Purple Sea Urchin
Strongylocentrotus purpuratus
(Photo courtesy of Steven Murray, CSU Fullerton)

The April 2005 release of the Purple Sea Urchin genome (Strongylocentrotus purpuratus) was produced by Baylor College of Medicine's Human Genome Sequencing Center (BCM HGSC) and corresponds to their Spur_0.5 whole genome shotgun assembly.

Sample position queries

A genome position can be specified by a linkage group coordinate range, the accession number of an mRNA or EST, a gene name, or keywords from the GenBank description of an mRNA. The following list shows examples of valid position queries for the S. purpuratus genome. Note that some position queries (e.g. "brachyury") may return matches to the mRNA records of other species. In these cases, the mRNAs are mapped to their homologs in S. purpuratus. See the User's Guide for more information.

Request:
  Genome Browser Response:
 
Scaffold5728   Displays all 24,891 bases of Scaffold5728
Scaffold49105:1-10,000   Displays first 10,000 bases of Scaffold49105
AY044637   Searches for regions of genome aligning to mRNA with GenBank accession AY044637
cdk4   Searches for regions of genome aligning to cdk4 gene
cyclin dependent   Lists cyclin-dependent protein mRNAs
davidson   Lists accessions deposited by authors named Davidson
Davidson,E.H.   Lists mRNAs deposited by co-author E.H. Davidson

Use this last format for author queries. Although GenBank requires the search format Davidson EH, internally it uses the format Davidson,E.H.


Assembly Details

This release was produced by assembling whole genome shotgun reads using the Atlas genome assembly system at the BCM HGSC. Several whole genome shotgun libraries, with inserts of 2-6 kb, were used to produce the data. About 7 million reads were assembled, representing about 800 Mb of sequence and about 6x coverage of the (clonable) sea urchin genome. Highly repeated sequences were assembled separately into reptigs and merged into the genome assembly. Sequences from BAC clones were omitted from this assembly and will be placed in a subsequent version of the draft sequence.
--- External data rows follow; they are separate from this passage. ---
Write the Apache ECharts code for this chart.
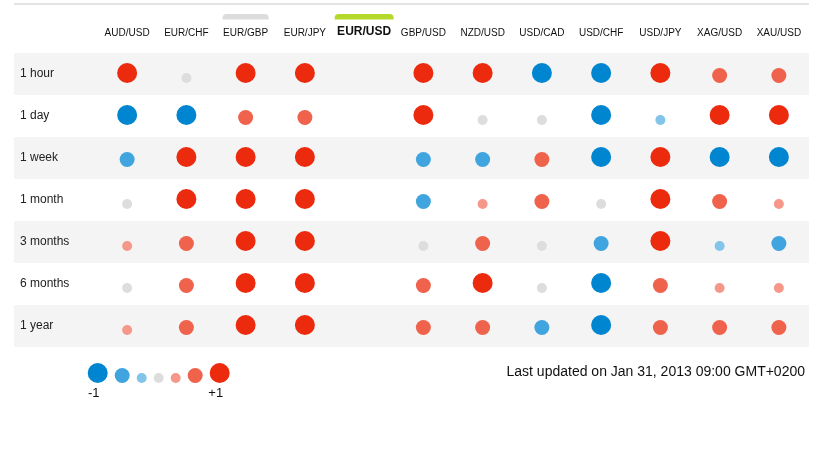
<!DOCTYPE html>
<html>
<head>
<meta charset="utf-8">
<script src="https://cdn.jsdelivr.net/npm/echarts@6/dist/echarts.min.js"></script>
<style>html,body{margin:0;padding:0;background:#fff}#c{width:819px;height:449px}</style>
</head>
<body>
<div id="c"></div>
<script>
const columns = ['AUD/USD','EUR/CHF','EUR/GBP','EUR/JPY','EUR/USD','GBP/USD','NZD/USD','USD/CAD','USD/CHF','USD/JPY','XAG/USD','XAU/USD'];
const periods = ['1 hour','1 day','1 week','1 month','3 months','6 months','1 year'];
const hour1   = [1, 0, 1, 1, null, 1, 1, -1, -1, 1, 0.67, 0.67];
const day1    = [-1, -1, 0.67, 0.67, null, 1, 0, 0, -1, -0.33, 1, 1];
const week1   = [-0.67, 1, 1, 1, null, -0.67, -0.67, 0.67, -1, 1, -1, -1];
const month1  = [0, 1, 1, 1, null, -0.67, 0.33, 0.67, 0, 1, 0.67, 0.33];
const months3 = [0.33, 0.67, 1, 1, null, 0, 0.67, 0, -0.67, 1, -0.33, -0.67];
const months6 = [0, 0.67, 1, 1, null, 0.67, 1, 0, -1, 0.67, 0.33, 0.33];
const year1   = [0.33, 0.67, 1, 1, null, 0.67, 0.67, -0.67, -1, 0.67, 0.67, 0.67];
const rows = [hour1, day1, week1, month1, months3, months6, year1];
const levels = [-1, -0.67, -0.33, 0, 0.33, 0.67, 1];
const legendLabels = ['-1', '+1'];
const selectedCol = 'EUR/USD';
const hoverCol = 'EUR/GBP';
const updatedText = 'Last updated on Jan 31, 2013 09:00 GMT+0200';

// styles
const levelColors = ['#0086d0', '#40a4de', '#82c4ea', '#dddddd', '#f5988a', '#ef624c', '#ec2b0e'];
const levelSizes = [20, 15, 10, 10, 10, 15, 20];
const FONT = 'Liberation Sans, Arial, sans-serif';

function levelIndex(v) {
  let best = 0, bd = Infinity;
  levels.forEach((l, i) => { const d = Math.abs(l - v); if (d < bd) { bd = d; best = i; } });
  return best;
}

const data = [];
rows.forEach((row, r) => {
  row.forEach((v, c) => {
    if (v === null) return;
    const k = levelIndex(v);
    const s = levelSizes[k];
    data.push({
      value: [c, r, v],
      symbolSize: s,
      symbolOffset: [0, 9 - s / 2],
      itemStyle: { color: levelColors[k], opacity: 1 }
    });
  });
});

const chart = echarts.init(document.getElementById('c'), null, { renderer: 'canvas' });

const option = {
  animation: false,
  backgroundColor: '#fff',
  grid: [
    { left: 14, width: 795, top: 53, height: 294 },
    { left: 97.5, width: 711, top: 53, height: 294 }
  ],
  xAxis: [
    { gridIndex: 0, type: 'value', min: 0, max: 1, show: false },
    {
      gridIndex: 1, type: 'category', data: columns, position: 'top',
      axisLine: { show: false }, axisTick: { show: false }, splitLine: { show: false },
      axisLabel: {
        interval: 0, margin: 15,
        formatter: (v) => v === selectedCol ? '{b|' + v + '}' : '{n|' + v + '}',
        rich: {
          n: { fontSize: 10, fontFamily: FONT, color: '#111' },
          b: { fontSize: 12, fontWeight: 'bold', fontFamily: FONT, color: '#111' }
        }
      }
    }
  ],
  yAxis: [
    {
      gridIndex: 0, type: 'category', data: periods, inverse: true,
      axisLine: { show: false }, axisTick: { show: false },
      splitLine: { show: false },
      splitArea: { show: true, areaStyle: { color: ['#f4f4f4', '#ffffff'] } },
      axisLabel: { inside: true, margin: 6, fontSize: 12, fontFamily: FONT, color: '#222' }
    },
    {
      gridIndex: 1, type: 'category', data: periods, inverse: true, show: false
    }
  ],
  series: [
    {
      type: 'scatter', xAxisIndex: 1, yAxisIndex: 1, data: data,
      symbol: 'circle', silent: true,
      itemStyle: { opacity: 1 },
      emphasis: { disabled: true }
    }
  ]
};
chart.setOption(option);

// decorations
const graphics = [];
graphics.push({ type: 'rect', shape: { x: 14, y: 3, width: 795, height: 2 }, style: { fill: '#e4e4e4' }, silent: true });
const xSel = chart.convertToPixel({ xAxisIndex: 1 }, selectedCol);
const xHov = chart.convertToPixel({ xAxisIndex: 1 }, hoverCol);
graphics.push({ type: 'rect', shape: { x: xSel - 29.5, y: 14, width: 59, height: 5.5, r: [4, 4, 0, 0] }, style: { fill: '#b5d92b' }, silent: true });
graphics.push({ type: 'rect', shape: { x: xHov - 23, y: 14, width: 46, height: 5.5, r: [4, 4, 0, 0] }, style: { fill: '#dcdcdc' }, silent: true });

// legend
let lx = 87.7;
const bottom = 383;
const gap = 7;
const centers = [];
levels.forEach((l, i) => {
  const s = levelSizes[i];
  const cx = lx + s / 2;
  centers.push(cx);
  graphics.push({ type: 'circle', shape: { cx: cx, cy: bottom - s / 2, r: s / 2 }, style: { fill: levelColors[i] }, silent: true });
  lx += s + gap;
});
graphics.push({ type: 'text', style: { x: centers[0] - 4, y: 393, text: legendLabels[0], fontSize: 13, fontFamily: FONT, fill: '#111', align: 'center', verticalAlign: 'middle' }, silent: true });
graphics.push({ type: 'text', style: { x: centers[centers.length - 1] - 4, y: 393, text: legendLabels[1], fontSize: 13, fontFamily: FONT, fill: '#111', align: 'center', verticalAlign: 'middle' }, silent: true });
graphics.push({ type: 'text', style: { x: 805, y: 372, text: updatedText, fontSize: 14, fontFamily: FONT, fill: '#111', align: 'right', verticalAlign: 'middle' }, silent: true });

chart.setOption({ graphic: graphics });
</script>
</body>
</html>
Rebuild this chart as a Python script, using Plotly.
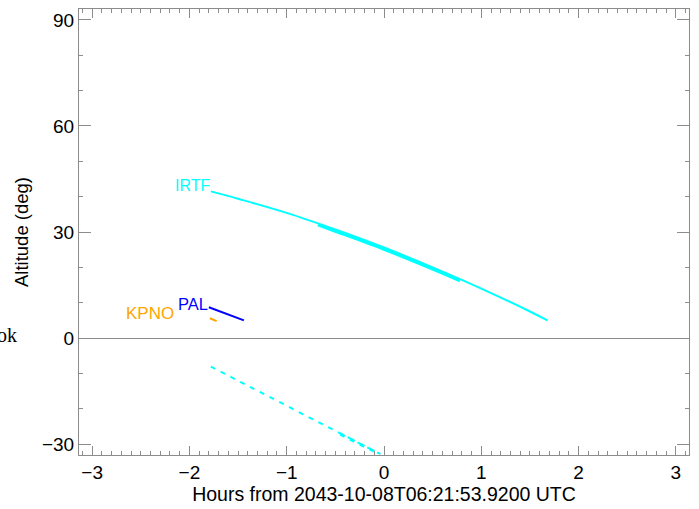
import plotly.graph_objects as go

# IRTF altitude (solid) - hours from reference time, degrees
irtf_h = [-1.78, -1.5, -1.0, -0.5, 0.0, 0.5, 1.0, 1.5, 1.68]
irtf_alt = [41.5, 39.4, 35.4, 30.7, 25.6, 20.0, 14.0, 7.5, 5.0]
# overlapping segment (thicker part)
irtf2_h = [-0.68, -0.5, 0.0, 0.5, 0.78]
irtf2_alt = [32.0, 30.2, 25.1, 19.5, 16.2]
# IRTF dashed (below horizon)
irtfd_h = [-1.78, -1.0, -0.5, -0.04]
irtfd_alt = [-8.1, -19.2, -26.3, -32.8]
irtfd2_h = [-0.45, -0.04]
irtfd2_alt = [-27.2, -32.9]
# PAL
pal_h = [-1.80, -1.62, -1.44]
pal_alt = [8.7, 6.8, 5.0]
# KPNO
kpno_h = [-1.79, -1.72]
kpno_alt = [5.6, 4.8]

xticks = [-3, -2, -1, 0, 1, 2, 3]
yticks = [-30, 0, 30, 60, 90]

CYAN = "#00ffff"
BLUE = "#0000ff"
ORANGE = "#ffa500"
AXC = "#8c8c8c"

fig = go.Figure()
fig.add_trace(go.Scatter(x=irtf_h, y=irtf_alt, mode="lines", line=dict(color=CYAN, width=2, shape="spline")))
fig.add_trace(go.Scatter(x=irtf2_h, y=irtf2_alt, mode="lines", line=dict(color=CYAN, width=3, shape="spline")))
fig.add_trace(go.Scatter(x=irtfd_h, y=irtfd_alt, mode="lines", line=dict(color=CYAN, width=2, dash="5px,6px")))
fig.add_trace(go.Scatter(x=irtfd2_h, y=irtfd2_alt, mode="lines", line=dict(color=CYAN, width=3, dash="5px,6px")))
fig.add_trace(go.Scatter(x=pal_h, y=pal_alt, mode="lines", line=dict(color=BLUE, width=2)))
fig.add_trace(go.Scatter(x=kpno_h, y=kpno_alt, mode="lines", line=dict(color=ORANGE, width=2)))

lab_font = "Liberation Sans, Arial, sans-serif"
fig.add_annotation(x=irtf_h[0], y=irtf_alt[0] + 1.7, text="IRTF", showarrow=False, xanchor="right", yanchor="middle",
                   font=dict(color=CYAN, size=16, family=lab_font), borderpad=0)
fig.add_annotation(x=pal_h[0], y=pal_alt[0] + 1.0, text="PAL", showarrow=False, xanchor="right", yanchor="middle",
                   font=dict(color=BLUE, size=16.5, family=lab_font), borderpad=0)
fig.add_annotation(x=-2.15, y=7.0, text="KPNO", showarrow=False, xanchor="right", yanchor="middle",
                   font=dict(color=ORANGE, size=17, family=lab_font), borderpad=0)
# cut-off legend text at left
fig.add_annotation(xref="paper", yref="y", x=-0.1, y=0.8, text="ok", showarrow=False, xanchor="right", yanchor="middle",
                   font=dict(color="black", size=20, family="Liberation Serif, serif"), borderpad=0)

fig.update_layout(
    width=699, height=509,
    margin=dict(l=79, r=10, t=8, b=51),
    paper_bgcolor="white", plot_bgcolor="white",
    showlegend=False,
    font=dict(family=lab_font, size=19, color="black"),
    xaxis=dict(range=[-3.135, 3.135], tickvals=xticks, ticks="inside", ticklen=9, tickcolor=AXC,
               showline=True, linecolor=AXC, linewidth=1, mirror="ticks", showgrid=False, zeroline=False,
               minor=dict(dtick=0.1, ticks="inside", ticklen=4, tickcolor=AXC, showgrid=False),
               title=dict(text="Hours from 2043-10-08T06:21:53.9200 UTC", font=dict(size=19.5), standoff=5),
               tickfont=dict(size=19)),
    yaxis=dict(range=[-33.1, 93.1], tickvals=yticks, ticks="inside", ticklen=12, tickcolor=AXC,
               showline=True, linecolor=AXC, linewidth=1, mirror="ticks", showgrid=False,
               zeroline=True, zerolinecolor=AXC, zerolinewidth=1,
               minor=dict(dtick=10, ticks="inside", ticklen=4, tickcolor=AXC, showgrid=False),
               title=dict(text="Altitude (deg)", font=dict(size=18.5), standoff=8),
               tickfont=dict(size=19)),
)

# remove the default page margin so the figure fills the window exactly
fig.write_html("out.html", config={"displayModeBar": False},
               post_script="document.body.style.margin='0px';")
The total length of all contigs greater than 1 Kb is 768 Mb (668 Mb of unique contigs and 100 Mb of reptigs). After 109,344 BAC end sequences were mapped and used for scaffolding, and the gaps between contigs in scaffolds are included, the total span of the assembly is 1.13 Gb. This length is 240 Mb larger than the estimated genome size due to the preliminary nature of the scaffolding.

This is a draft sequence and may contain errors; therefore, users should exercise caution. Typical errors in draft genome sequences include misassemblies of repeated sequences, collapses of repeated regions, and unmerged overlaps (e.g. due to polymorphisms) creating artificial duplications. However, base accuracy in contigs (contiguous blocks of sequence) is usually very high with most errors near the ends of contigs.

More assembly details are in the Spur_0.5 README file and on the BCM HGSC Sea Urchin Genome Project web page.

Bulk downloads of the sequence and annotation data are available via the Genome Browser FTP server or the Downloads page. These data have specific conditions for use. The strPur1 annotation tracks were generated by UCSC and collaborators worldwide. See the Credits page for a detailed list of the organizations and individuals who contributed to this release.


GenBank Pipeline Details

For the purposes of the GenBank alignment pipeline, this assembly is considered to be: low-coverage.